Vikram purchases the ticket in his name, the teacher and his friend purchase theirs, and Vikram's father, Bade Thakur Sahib, uncle Chhote Thakur Sahib (real brother of Vikram's father), and elder brother (Prakash) also each buy tickets. They begin to fight over what they would do if any of them were to win. As the lottery drawing approaches, the teacher realises that he had not signed an agreement with Vikram acknowledging that they had gone into a partnership to purchase a ticket with the intention of sharing any money won, and relies on Vikram's honesty. Family arguments escalate, involving heated threats. Vikram's brother Prakash arrives home with injuries to his head and hand. When his father asks him what has happened, he explains that he had gone to Jhakkar Baba, who has the power to grant wishes. Prakash shares with his family that before Jhakkar Baba grants wishes, he tests them by throwing rocks at them. While most visitors run away, those that withstand the attack will have their wishes granted. When Prakash survived the stoning, he was assured that he would be the sole winner of the lottery. However, much to everyone's despair, when the winner of the lottery is announced, it is a man from America who is found to have bought the winning ticket. The plot is a dramatic irony, with the story ending with plot twist and a moral message.

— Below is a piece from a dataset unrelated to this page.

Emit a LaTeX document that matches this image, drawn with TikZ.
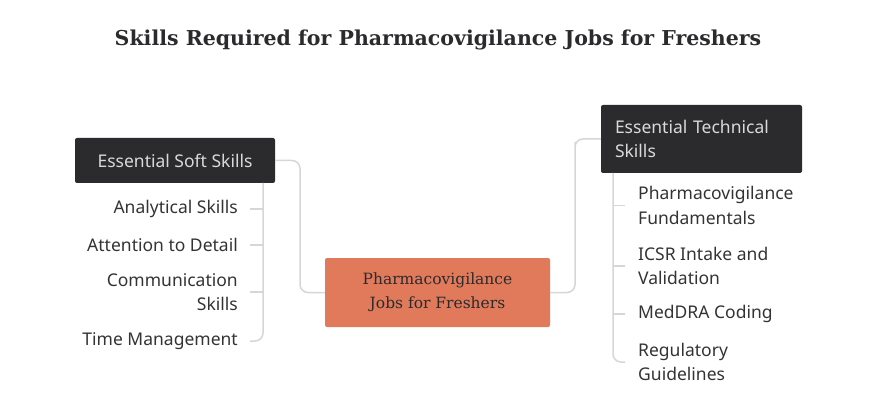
\documentclass[tikz,border=0pt]{standalone}
\usepackage{fontspec}
\setmainfont{DejaVu Serif}
\setsansfont{Noto Sans}
\usetikzlibrary{positioning}
\definecolor{headbg}{HTML}{2B2B2E}
\definecolor{hubbg}{HTML}{E07A5A}
\definecolor{wire}{HTML}{D6D6D6}
\definecolor{itemtxt}{HTML}{333333}
\tikzset{
  head/.style={fill=headbg, rounded corners=2pt, text=white!85!black, font=\sffamily\fontsize{17.5}{24}\selectfont, inner sep=0pt},
  item/.style={text=itemtxt, font=\sffamily\fontsize{17.5}{24.5}\selectfont, inner sep=0pt},
  wire/.style={draw=wire, line width=1.5pt, rounded corners=8pt},
}
\begin{document}
\begin{tikzpicture}[x=1pt, y=-1pt]
\useasboundingbox (0,0) rectangle (876,401);
\node[font=\bfseries\fontsize{20.5}{24}\selectfont, text=headbg] (title) at (438,40) {Skills Required for Pharmacovigilance Jobs for Freshers};

\node[fill=hubbg, rounded corners=2pt, minimum width=225pt, minimum height=69pt, align=center, text=headbg, font=\fontsize{15.5}{24}\selectfont] (hub) at (437.5,292.5) {Pharmacovigilance\\Jobs for Freshers};

\node[head, minimum width=200pt, minimum height=45pt] (soft) at (175,160.5) {Essential Soft Skills};
\node[head, minimum width=201pt, minimum height=68pt, align=left, text width=173pt] (tech) at (701.5,139) {Essential Technical\\Skills};

% left items
\node[item, anchor=east] (s1) at (238,209) {Analytical Skills};
\node[item, anchor=east] (s2) at (238,245) {Attention to Detail};
\node[item, anchor=east, align=right] (s3) at (238,292) {Communication\\Skills};
\node[item, anchor=east] (s4) at (238,341) {Time Management};

% right items
\node[item, anchor=west, align=left] (t1) at (638,205.5) {Pharmacovigilance\\Fundamentals};
\node[item, anchor=west, align=left] (t2) at (638,266) {ICSR Intake and\\Validation};
\node[item, anchor=west] (t3) at (638,314) {MedDRA Coding};
\node[item, anchor=west, align=left] (t4) at (638,362) {Regulatory\\Guidelines};

% hub to headers
\draw[wire] (hub.west) -| (300,180) |- (soft.east);
\draw[wire] (hub.east) -| (575,150) |- (tech.west);

% soft skill tree
\draw[wire] (263,183) |- (250,341);
\foreach \n in {s1,s2,s3} \draw[wire] (250,0 |- \n.east) -- (263,0 |- \n.east);

% technical skill tree
\draw[wire] (613,173) |- (625,362);
\foreach \n in {t1,t2,t3} \draw[wire] (613,0 |- \n.west) -- (625,0 |- \n.west);
\end{tikzpicture}
\end{document}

== Compilations and adaptations ==
"Lottery" appears in Indian textbooks and in compilations of moral education books. It is included in a compilation of Premchand's writing, entitled The Premchand Reader, Selected Stories 2, as translated and adapted by Anupa Lal. The story has also been adapted into several plays, and was performed by Lalit Parimoo's Natsamaj Theatre Group and Mujeeb Khan's Ideal Drama and Entertainment Academy.